While the Lebanese are an affectionate (and genuinely friendly) lot, beware of anyone random introducing themselves to you on the street with a hug or a handshake that draws you in to an embrace - often with a line like "oh, its you! how are you!". The assailant then threatens the victim to hand over money/wallet/phone/jewelery in a way that avoids public spectacle.
If you are unlucky enough to fall ill, head straight for the American University Hospital - aka 'the AUH' (near the AUB campus) - you will need to pay around $40 USD upfront (cash or major credit card) and be reimbursed later by your insurer.
Pharmacies in Lebanon are able to prescribe drugs on-the-spot. While this is likely to be a boon for a minority of travelers, it can leave you even more ill than when you came in to begin with. Don't chance it - see a doctor first.
Escaping to the mountains near Beirut is a good option for those about to burn-out. Aley and Beit Mery are both near enough to the city (20-30 minutes) and are generally clean and green.
Radio in Beirut is quite popular, particularly with the younger people who listen to the English-spoken stations as all events and concerts are advertised through those.
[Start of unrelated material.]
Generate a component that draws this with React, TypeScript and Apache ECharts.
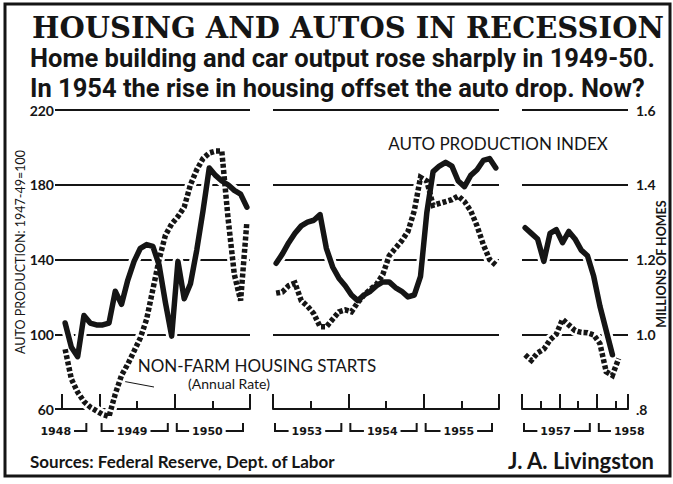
import React, { useEffect, useRef } from "react";
import * as echarts from "echarts";

// ---------- DATA ----------
// Panel 1: monthly, Jul 1948 – Dec 1950
const autoP1 = [106, 93, 88, 110, 106, 105, 105, 106, 123, 116, 129, 139, 146, 148, 147, 137, 117, 99, 139, 119, 127, 145, 166, 189, 185, 182, 180, 177, 175, 168];
const housingP1 = [0.96, 0.88, 0.845, 0.82, 0.805, 0.795, 0.785, 0.78, 0.84, 0.89, 0.92, 0.955, 0.99, 1.04, 1.12, 1.2, 1.265, 1.295, 1.315, 1.34, 1.4, 1.44, 1.47, 1.485, 1.49, 1.49, 1.31, 1.16, 1.09, 1.3];
// Panel 2: monthly, Jan 1953 – Dec 1955
const autoP2 = [138, 143, 149, 154, 158, 160, 161, 164, 146, 136, 130, 126, 121, 118, 121, 123, 126, 128, 128, 125, 123, 120, 121, 131, 165, 187, 190, 192, 190, 182, 179, 185, 188, 193, 194, 189];
const housingP2 = [1.11, 1.113, 1.13, 1.137, 1.09, 1.075, 1.055, 1.02, 1.02, 1.04, 1.06, 1.065, 1.06, 1.085, 1.105, 1.12, 1.134, 1.16, 1.21, 1.23, 1.25, 1.275, 1.33, 1.42, 1.41, 1.345, 1.35, 1.355, 1.36, 1.37, 1.355, 1.33, 1.29, 1.24, 1.2, 1.185];
// Panel 3: monthly, Jan 1957 – early 1958
const autoP3 = [157, 154, 151, 139, 154, 156, 149, 155, 151, 145, 142, 131, 115, 102, 89];
const housingP3 = [0.945, 0.93, 0.95, 0.96, 0.985, 1.0, 1.04, 1.025, 1.01, 1.005, 1.004, 0.998, 0.975, 0.9, 0.89, 0.935];

const monthsP1 = 30;
const monthsP2 = 36;
const monthsP3 = 17;

const yearsP1 = ["1948", "1949", "1950"];
const yearsP2 = ["1953", "1954", "1955"];
const yearsP3 = ["1957", "1958"];

const autoAxis = { min: 60, max: 220, interval: 40 };
const homesAxis = { min: 0.8, max: 1.6, interval: 0.2 };

const titleText = "HOUSING AND AUTOS IN RECESSION";
const subtitle1 = "Home building and car output rose sharply in 1949-50.";
const subtitle2 = "In 1954 the rise in housing offset the auto drop. Now?";
const autoSeriesLabel = "AUTO PRODUCTION INDEX";
const housingSeriesLabel = "NON-FARM HOUSING STARTS";
const housingSeriesNote = "(Annual Rate)";
const leftAxisName = "AUTO PRODUCTION: 1947-49=100";
const rightAxisName = "MILLIONS OF HOMES";
const sourceText = "Sources: Federal Reserve, Dept. of Labor";
const bylineText = "J. A. Livingston";

// ---------- STYLE / LAYOUT ----------
const INK = "#151515";
const SANS = "Lato, 'DejaVu Sans', sans-serif";
const HEAD = "Roboto, Lato, sans-serif";
const SERIF = "'DejaVu Serif', serif";
const WIDE = "'DejaVu Sans', sans-serif";

const gridBoxes = [
  { left: 62, top: 110, width: 188, height: 299 },
  { left: 273, top: 110, width: 226, height: 299 },
  { left: 522, top: 110, width: 106, height: 299 },
];

type YearSpan = { label: string; start: number; end: number; at: number; openLeft: boolean; openRight: boolean };
type Panel = {
  auto: number[];
  housing: number[];
  months: number;
  major: number[];
  minor: number[];
  years: YearSpan[];
};

const span = (label: string, start: number, end: number, at: number, openLeft = false, openRight = false): YearSpan => ({
  label,
  start,
  end,
  at,
  openLeft,
  openRight,
});

const panels: Panel[] = [
  {
    auto: autoP1,
    housing: housingP1,
    months: monthsP1,
    major: [0, 6, 18, 30],
    minor: [12, 24],
    years: [
      span(yearsP1[0], -2, 5, -1, true, false),
      span(yearsP1[1], 6, 18, 11.2),
      span(yearsP1[2], 18, 30, 23.2),
    ],
  },
  {
    auto: autoP2,
    housing: housingP2,
    months: monthsP2,
    major: [0, 12, 24, 36],
    minor: [6, 18, 30],
    years: [span(yearsP2[0], 0, 12, 5.4), span(yearsP2[1], 12, 24, 17.4), span(yearsP2[2], 24, 36, 29.6)],
  },
  {
    auto: autoP3,
    housing: housingP3,
    months: monthsP3,
    major: [0, 6, 12, 17],
    minor: [3, 9, 15],
    years: [span(yearsP3[0], 0, 12, 5.4), span(yearsP3[1], 12, 18, 17.2, false, true)],
  },
];

function buildOption(): any {
  const grid: any[] = [];
  const xAxis: any[] = [];
  const yAxis: any[] = [];
  const series: any[] = [];

  panels.forEach((p, i) => {
    grid.push({ ...gridBoxes[i], containLabel: false, outerBoundsMode: "none" });

    xAxis.push({
      type: "value",
      gridIndex: i,
      min: 0,
      max: p.months,
      position: "bottom",
      axisLine: { show: true, onZero: false, lineStyle: { color: INK, width: 2 } },
      axisTick: {
        show: true,
        inside: true,
        length: 15,
        customValues: p.major,
        lineStyle: { color: INK, width: 2 },
      },
      axisLabel: { show: false },
      splitLine: { show: false },
    });
    xAxis.push({
      type: "value",
      gridIndex: i,
      min: 0,
      max: p.months,
      position: "bottom",
      axisLine: { show: false, onZero: false },
      axisTick: {
        show: true,
        inside: true,
        length: 8,
        customValues: p.minor,
        lineStyle: { color: INK, width: 2 },
      },
      axisLabel: { show: false },
      splitLine: { show: false },
    });

    yAxis.push({
      type: "value",
      gridIndex: i,
      position: "left",
      ...autoAxis,
      axisLine: { show: false },
      axisTick: { show: i === 0, length: 7, lineStyle: { color: INK, width: 2 } },
      axisLabel: {
        show: i === 0,
        margin: 8,
        color: INK,
        fontFamily: SANS,
        fontSize: 14,
        fontWeight: "bold",
        lineHeight: 13,
      },
      splitLine: { show: true, lineStyle: { color: INK, width: 2 } },
    });
    yAxis.push({
      type: "value",
      gridIndex: i,
      position: "right",
      ...homesAxis,
      axisLine: { show: false },
      axisTick: { show: i === 2, length: 6, lineStyle: { color: INK, width: 2 } },
      axisLabel: {
        show: i === 2,
        margin: 8,
        color: INK,
        fontFamily: SANS,
        fontSize: 14,
        fontWeight: "bold",
        lineHeight: 13,
        formatter: (v: number) => (Math.abs(v - 0.8) < 1e-6 ? ".8" : v.toFixed(1)),
      },
      splitLine: { show: false },
    });

    const autoData = p.auto.map((v, k) => [k + 0.5, v]);
    const housingData = p.housing.map((v, k) => [k + 0.5, v]);

    const common = {
      type: "line",
      xAxisIndex: 2 * i,
      symbol: "none",
      silent: true,
      clip: false,
      smooth: false,
    };
    // white halos that break the rules, as in the printed chart
    series.push({ ...common, yAxisIndex: 2 * i, data: autoData, z: 2, lineStyle: { color: "#fff", width: 11, join: "round" } });
    series.push({ ...common, yAxisIndex: 2 * i + 1, data: housingData, z: 2, lineStyle: { color: "#fff", width: 11, join: "round" } });
    series.push({
      ...common,
      name: autoSeriesLabel,
      yAxisIndex: 2 * i,
      data: autoData,
      z: 4,
      lineStyle: { color: INK, width: 5.5, join: "round", cap: "round" },
    });
    series.push({
      ...common,
      name: housingSeriesLabel,
      yAxisIndex: 2 * i + 1,
      data: housingData,
      z: 5,
      lineStyle: { color: INK, width: 5.5, type: [4, 2.2], cap: "butt", join: "miter" },
    });

    // year brackets  └── 1949 ──┘  under each panel
    const years = p.years;
    series.push({
      type: "custom",
      coordinateSystem: "cartesian2d",
      xAxisIndex: 2 * i,
      yAxisIndex: 2 * i,
      silent: true,
      clip: false,
      z: 6,
      encode: { x: [0, 1, 2], y: 3 },
      data: years.map((y) => [y.start, y.end, y.at, autoAxis.min]),
      renderItem: (params: any, api: any) => {
        const y = years[params.dataIndex];
        const base = api.coord([api.value(0), api.value(3)]);
        const xs = base[0] + 2;
        const xe = api.coord([api.value(1), api.value(3)])[0] - 7;
        const xc = api.coord([api.value(2), api.value(3)])[0];
        const yMid = base[1] + 22;
        const yTop = yMid - 8;
        const pts: number[][] = [];
        if (!y.openLeft) pts.push([xs, yTop]);
        pts.push([xs, yMid]);
        pts.push([xe, yMid]);
        if (!y.openRight) pts.push([xe, yTop]);
        return {
          type: "group",
          children: [
            {
              type: "polyline",
              shape: { points: pts },
              style: { stroke: INK, lineWidth: 2, fill: null },
            },
            {
              type: "text",
              x: xc,
              y: yMid,
              z2: 10,
              style: {
                text: y.label,
                align: "center",
                verticalAlign: "middle",
                font: `bold 11px ${WIDE}`,
                fill: INK,
                backgroundColor: "#fff",
                padding: [1, 3],
              },
            },
          ],
        };
      },
    });
  });

  const graphic: any[] = [
    {
      type: "rect",
      shape: { x: 5, y: 4, width: 665, height: 472 },
      style: { fill: "none", stroke: INK, lineWidth: 3 },
      silent: true,
    },
    {
      type: "text",
      x: 32,
      y: 27.5,
      style: { text: titleText, font: `bold 29px ${SERIF}`, lineHeight: 28, fill: INK, align: "left", verticalAlign: "middle" },
    },
    {
      type: "text",
      x: 30,
      y: 58,
      style: { text: subtitle1, font: `bold 25.5px ${HEAD}`, lineHeight: 24, fill: INK, align: "left", verticalAlign: "middle" },
    },
    {
      type: "text",
      x: 30,
      y: 88,
      style: { text: subtitle2, font: `bold 25.5px ${HEAD}`, lineHeight: 22, fill: INK, align: "left", verticalAlign: "middle" },
    },
    {
      type: "text",
      x: 498,
      y: 143,
      style: { text: autoSeriesLabel, font: `17px ${SANS}`, lineHeight: 16, fill: INK, align: "center", verticalAlign: "middle" },
    },
    {
      type: "text",
      x: 257,
      y: 365,
      style: { text: housingSeriesLabel, font: `17px ${SANS}`, lineHeight: 14, fill: INK, align: "center", verticalAlign: "middle" },
    },
    {
      type: "text",
      x: 229,
      y: 383,
      style: { text: housingSeriesNote, font: `14px ${SANS}`, lineHeight: 12, fill: INK, align: "center", verticalAlign: "middle" },
    },
    {
      type: "line",
      shape: { x1: 122, y1: 381, x2: 154, y2: 387 },
      style: { stroke: INK, lineWidth: 1 },
    },
    {
      type: "text",
      x: 20,
      y: 252,
      rotation: Math.PI / 2,
      style: { text: leftAxisName, font: `12.5px ${SANS}`, fill: INK, align: "center", verticalAlign: "middle" },
    },
    {
      type: "text",
      x: 661,
      y: 264,
      rotation: Math.PI / 2,
      style: { text: rightAxisName, font: `bold 12.5px ${SANS}`, fill: INK, align: "center", verticalAlign: "middle" },
    },
    {
      type: "text",
      x: 30,
      y: 461,
      style: { text: sourceText, font: `bold 17px ${SANS}`, fill: INK, align: "left", verticalAlign: "middle" },
    },
    {
      type: "text",
      x: 654,
      y: 460,
      style: { text: bylineText, font: `bold 22px ${SANS}`, fill: INK, align: "right", verticalAlign: "middle" },
    },
  ];

  return {
    animation: false,
    backgroundColor: "#ffffff",
    grid,
    xAxis,
    yAxis,
    series,
    graphic,
  };
}

export default function App() {
  const ref = useRef<HTMLDivElement>(null);
  useEffect(() => {
    if (!ref.current) return;
    const chart = echarts.init(ref.current, undefined, { renderer: "svg" });
    chart.setOption(buildOption());
    return () => chart.dispose();
  }, []);
  return (
    <div
      ref={ref}
      style={{ position: "fixed", left: 0, top: 0, width: 673, height: 484, background: "#fff" }}
    />
  );
}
Arabic and French broadcasted stations are plentiful, and are worth a listen if you'd like to experience the traditional culture. Below are radio stations that are broadcasted in English:
Official Newsboxes can be found throughout the commercial areas in the city, mainly in Sassine Square ashrafieh, Verdun st. Verdun, Concorde st. Hamra. All Minimarkets/Supermarkets/Hypermarkets distribute newspapers and magazines as well.
There is a huge variety of Arabic newspapers of all sorts, as well as ethnic newspapers such as the Armenian Aztag Daily.
Many cafes and restaurants provide free WiFi to customers. Internet Cafes are plentiful in Beirut, and they should all provide printing and copying services as well as web surfing. The inner-city internet cafes tend to be more expensive (approx $2-3/hr) than those in the residential areas (approx $0.50/hr), but are also usually 'nicer' eg: providing a faster internet connection with new fast computers:
Payphones  can be found on all main streets all around the city, however, they can only take smart cards called Telecarte which provide a specific amount of prepaid calling time and can be used from any payphone. Telecarte denominations come in 10.000L.L (€6.6) and 30.000L.L ($20.00). Telecarte can be purchase at OGERO Sales Offices and MoT offices (most Minimarkets/Supermarkets/Hypermarkets as well as Mobile phone stores sell them).
Once you leave Beirut, visit any of the other cities in Lebanon. The country is relatively small, so no single journey to any other city should take more than two hours. Depending on the season visiting, you can go skiing in one the six mountain resorts, or go to the beaches in Tyr or one of the beach resorts in Jounieh. Visit the national heritage sites around Lebanon; every city in the country has at least some form of ancient or historic site.
Buses that head to the North city of Tripoli or to Syria and Jordan operate from the Charles Helou bus station, which is also the station for long-distance taxis that link Beirut to neighboring cities as well as Syria and Jordan. Charles Helou is located next to Port of Beirut. It can be difficult to understand the main bus routes at first but you can always ask, bus drivers are like everybody else in Lebanon, friendly and may be able to communicate in English or French.
Buses that head South -- to Sidon or Tyre -- leave from the Cola intersection.